To put this in perspective, suppose we just want compute V=>{prob(q)=1 when q=V, otherwise prob(q)=0}
In that case we know a special algorithm - the classical computer program simply returns the input.
Only an idiot would write a program that sequentially tested all 2^10000 possible values to see which one matched the input.
One the other hand supposing we want to compute V={prob(q)=1/N when SHA256(q)=V, otherwise prob(q)=0}.
In that case - as far as we know - the classical computer program must sequentialy test all 2^10000 possible values of q.
However, assuming the circuit could be built, the theoretical noiseless quantum computer would require just a few iterations to get an answer with sufficient confidence.
The definition of "power" is the [upper limit of complexity of a problem] that can be solved in O(1) time.
The [upper limit of complexity of a problem] is O(2^[length in bits of the answer description]).
With a classical computer, in the worse case, each of the possible O(2^[length in bits of the answer description]) permutations in the answer space must be examined independently in time (or space with a parallel architecture). For example, password guessing a random password with a classical computer requires iterating O(2^[length in bits of the answer description]), matching the hash of guess against the target hash.
A quantum computer, given the hash as input, can potentially guess the password in faster than O(2^[length in bits of the answer description]) - it can potentially do it in O(1).
It works in a probabilistic manner, like a slot machine. Pull the handle once, and get one educated guess. With a good program (=quantum circuit), and no noise, a correct password can be yielded with certainty in a single pull of the handle.
The circuitry inside the computer has complexity O([length in bits of the answer description]^N) where N is some constant, hopefully small.
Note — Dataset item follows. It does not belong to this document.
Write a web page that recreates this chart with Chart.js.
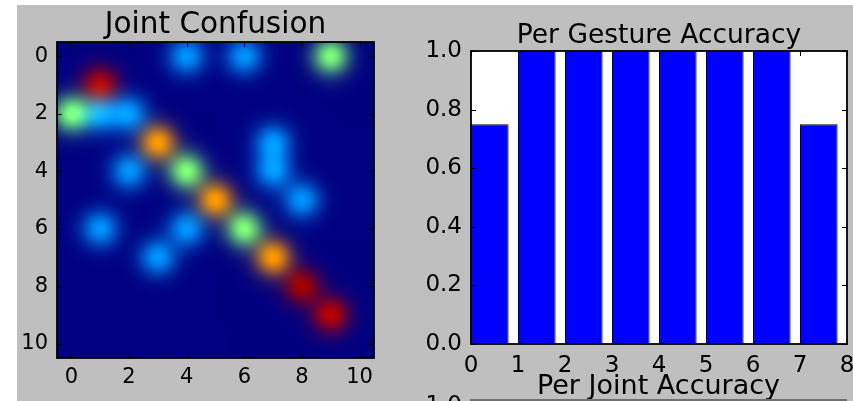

But with any constant N it grows slower than O(2^[length in bits of the answer description]) as we consider longer answer descriptions. I.e., the complexity of the circuitry is polynomial bounded, but the complexity of the answer space is not.
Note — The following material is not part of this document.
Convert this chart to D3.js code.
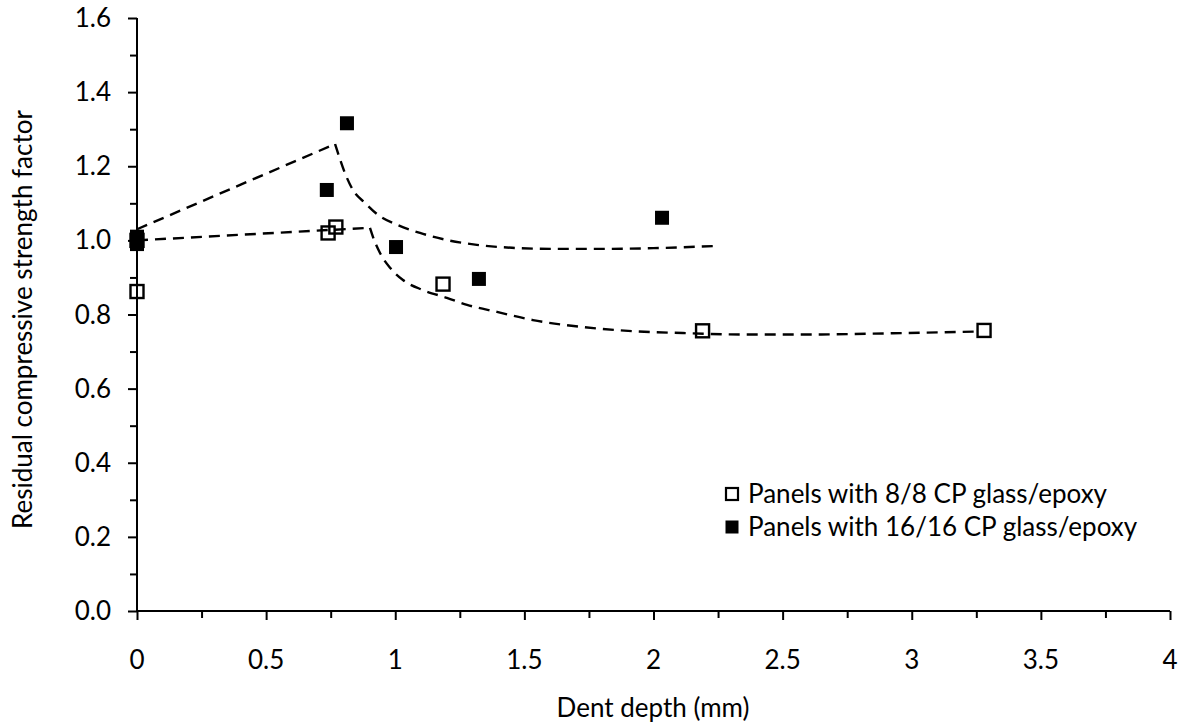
<!DOCTYPE html>
<html>
<head>
<meta charset="utf-8">
<script src="https://cdn.jsdelivr.net/npm/d3@7"></script>
<style>
  html, body { margin: 0; padding: 0; background: #fff; }
  svg { display: block; }
  text { font-family: Lato, "Open Sans", sans-serif; fill: #000; }
</style>
</head>
<body>
<svg id="chart" width="1182" height="723"></svg>
<script>
// ---- data ----
const xTicks = [0, 0.5, 1, 1.5, 2, 2.5, 3, 3.5, 4];
const yTicks = [0, 0.2, 0.4, 0.6, 0.8, 1.0, 1.2, 1.4, 1.6];

// Panels with 8/8 CP glass/epoxy (open squares)
const open8X = [0, 0, 0.74, 0.77, 1.185, 2.19, 3.28];
const open8Y = [1.00, 0.862, 1.020, 1.036, 0.882, 0.756, 0.757];

// Panels with 16/16 CP glass/epoxy (filled squares)
const fill16X = [0, 0, 0, 0.735, 0.813, 1.003, 1.324, 2.033];
const fill16Y = [0.99, 1.00, 1.01, 1.136, 1.316, 0.982, 0.896, 1.061];

// dashed fit for 16/16 panels: straight rise then decay
const fit16RiseX = [0, 0.767];
const fit16RiseY = [1.03, 1.260];
const fit16DecayX = [0.767, 0.778, 0.805, 0.836, 0.883, 0.933, 1.007, 1.096, 1.20, 1.316, 1.452, 1.62, 1.80, 2.0, 2.245];
const fit16DecayY = [1.260, 1.236, 1.182, 1.136, 1.101, 1.069, 1.042, 1.020, 1.001, 0.988, 0.980, 0.977, 0.977, 0.979, 0.985];

// dashed fit for 8/8 panels: straight rise then decay
const fit8RiseX = [0, 0.902];
const fit8RiseY = [1.00, 1.034];
const fit8DecayX = [0.902, 0.914, 0.941, 0.98, 1.03, 1.107, 1.20, 1.278, 1.394, 1.533, 1.727, 1.92, 2.114, 2.346, 2.6, 2.9, 3.25];
const fit8DecayY = [1.034, 1.009, 0.966, 0.926, 0.893, 0.866, 0.845, 0.826, 0.807, 0.785, 0.766, 0.755, 0.750, 0.746, 0.746, 0.749, 0.754];

const legendLabels = ["Panels with 8/8 CP glass/epoxy", "Panels with 16/16 CP glass/epoxy"];
const xTitle = "Dent depth (mm)";
const yTitle = "Residual compressive strength factor";

// ---- layout ----
const svg = d3.select("#chart");
const x = d3.scaleLinear().domain([0, 4]).range([137, 1170]);
const y = d3.scaleLinear().domain([0, 1.6]).range([611, 18]);

const FONT = 26;

// axes
const xAxis = svg.append("g").attr("transform", `translate(0,${y(0)})`);
xAxis.call(d3.axisBottom(x).tickValues(d3.range(0, 4.001, 0.25)).tickSize(8).tickFormat(""));
xAxis.select(".domain").attr("stroke", "#000").attr("stroke-width", 2).attr("d", `M${x(0)},0H${x(4)}`);
xAxis.selectAll(".tick line").attr("stroke", "#000").attr("stroke-width", 2)
  .attr("y2", d => (Math.abs(d * 2 - Math.round(d * 2)) < 1e-6) ? 9 : 7);
svg.append("g").selectAll("text").data(xTicks).join("text")
  .attr("x", d => x(d)).attr("y", 669)
  .attr("text-anchor", "middle").attr("font-size", FONT)
  .text(d => String(d));

const yAxis = svg.append("g").attr("transform", `translate(${x(0)},0)`);
yAxis.call(d3.axisLeft(y).tickValues(d3.range(0, 1.6001, 0.1)).tickSize(8).tickFormat(""));
yAxis.select(".domain").attr("stroke", "#000").attr("stroke-width", 2).attr("d", `M0,${y(0)}V${y(1.6)}`);
yAxis.selectAll(".tick line").attr("stroke", "#000").attr("stroke-width", 2)
  .attr("x2", d => (Math.abs(d * 5 - Math.round(d * 5)) < 1e-6) ? -9 : -7);
svg.append("g").selectAll("text").data(yTicks).join("text")
  .attr("x", 111).attr("y", d => y(d) + 9)
  .attr("text-anchor", "end").attr("font-size", FONT)
  .text(d => d.toFixed(1));

// titles
svg.append("text").attr("x", 653).attr("y", 717).attr("text-anchor", "middle")
  .attr("font-size", FONT).text(xTitle);
svg.append("text").attr("transform", `translate(32,${(97 + 542) / 2}) rotate(-90)`)
  .attr("text-anchor", "middle").attr("font-size", FONT).text(yTitle);

// fit lines
const lin = d3.line().x(d => x(d[0])).y(d => y(d[1]));
const smooth = d3.line().x(d => x(d[0])).y(d => y(d[1])).curve(d3.curveMonotoneX);
const zipXY = (a, b) => a.map((v, i) => [v, b[i]]);
const dash = { stroke: "#000", "stroke-width": 2.4, "stroke-dasharray": "11,7", fill: "none" };
function drawPath(gen, pts) {
  const p = svg.append("path").attr("d", gen(pts));
  Object.entries(dash).forEach(([k, v]) => p.attr(k, v));
}
drawPath(lin, zipXY(fit16RiseX, fit16RiseY));
drawPath(smooth, zipXY(fit16DecayX, fit16DecayY));
drawPath(lin, zipXY(fit8RiseX, fit8RiseY));
drawPath(smooth, zipXY(fit8DecayX, fit8DecayY));

// markers
const S = 13;
svg.append("g").selectAll("rect").data(zipXY(fill16X, fill16Y)).join("rect")
  .attr("x", d => x(d[0]) - 7).attr("y", d => y(d[1]) - 7)
  .attr("width", 14).attr("height", 14).attr("fill", "#000");
svg.append("g").selectAll("rect").data(zipXY(open8X, open8Y)).join("rect")
  .attr("x", d => x(d[0]) - S / 2).attr("y", d => y(d[1]) - S / 2)
  .attr("width", S).attr("height", S)
  .attr("fill", "none").attr("stroke", "#000").attr("stroke-width", 2.4);

// legend
const lg = svg.append("g");
const rows = [503, 536];
lg.append("rect").attr("x", 732 - 6).attr("y", rows[0] - 9 - 6).attr("width", 12).attr("height", 12)
  .attr("fill", "none").attr("stroke", "#000").attr("stroke-width", 2.2);
lg.append("rect").attr("x", 732 - 6.5).attr("y", rows[1] - 9 - 6.5).attr("width", 13).attr("height", 13)
  .attr("fill", "#000");
lg.selectAll("text").data(legendLabels).join("text")
  .attr("x", 748).attr("y", (d, i) => rows[i])
  .attr("font-size", FONT).text(d => d);
</script>
</body>
</html>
In that case you actually know it's a lot worse, as a coin toss has only two states, but a useful data word must have many.
The fundamental (and insoluble) problem is that quantum bit states are statistical in nature, not finite like the states of conventional logic. Several decades back I was using a "maybe gate" - a squared up diode noise generator, and it had similar uncertainty (which was why it was useful as a random sequence generator) ;-)
But if nothing else, this research has clearly demonstrated the problem.
Let's say that each QC "educated guess" contains N working bits and M error bits.
A classical computer computes a function on than answer in O(N+M) time that tells us "valid" or "error". The "error" cases are ignored. In the "valid" cases, the N working bits are taken as the working QC answer.
The total computation is still polynomial bound, while the problem being solved is not (in a classical computer).
'"They are working on really poor quality qubits. These early qubits just aren't good enough, they have to get at least 10 times better in terms of their noise and stability..."'
This is a very real problem, by virtue of scale. Almost anything electromagnetic can interfere at this level. It's the ultimate hard nut to crack if quantum computing is ever going to go mainstream.
Quantum systems start to resemble classical systems if the system comprises a large number of quantum states. A single atom can only be described by quantum Physics, but add more atoms and you'll quickly move towards apiece of matter with classical properties. It even works with a single particle in a large 'pseudoclassical' superposition of states.
So I wonder if "a practical quantum computer might need 1,000 to 10,000 error-correction qubits", will it start to loose the very quantized properties that make it special? Will the error correction possible destroy the very quantum nature of the calculation?
Once one accepts the Relational Universe, you realize that everything is in an unknown state in many different ways depending on nearby observers capabilities. E.g. only the human observer cares about the cat's life-state, but the molecules around it would know it if they could see it.
Which makes me wonder what these quantum computer guys are playing at. It's almost like they're doing a google search/screener of the universe to get their answers.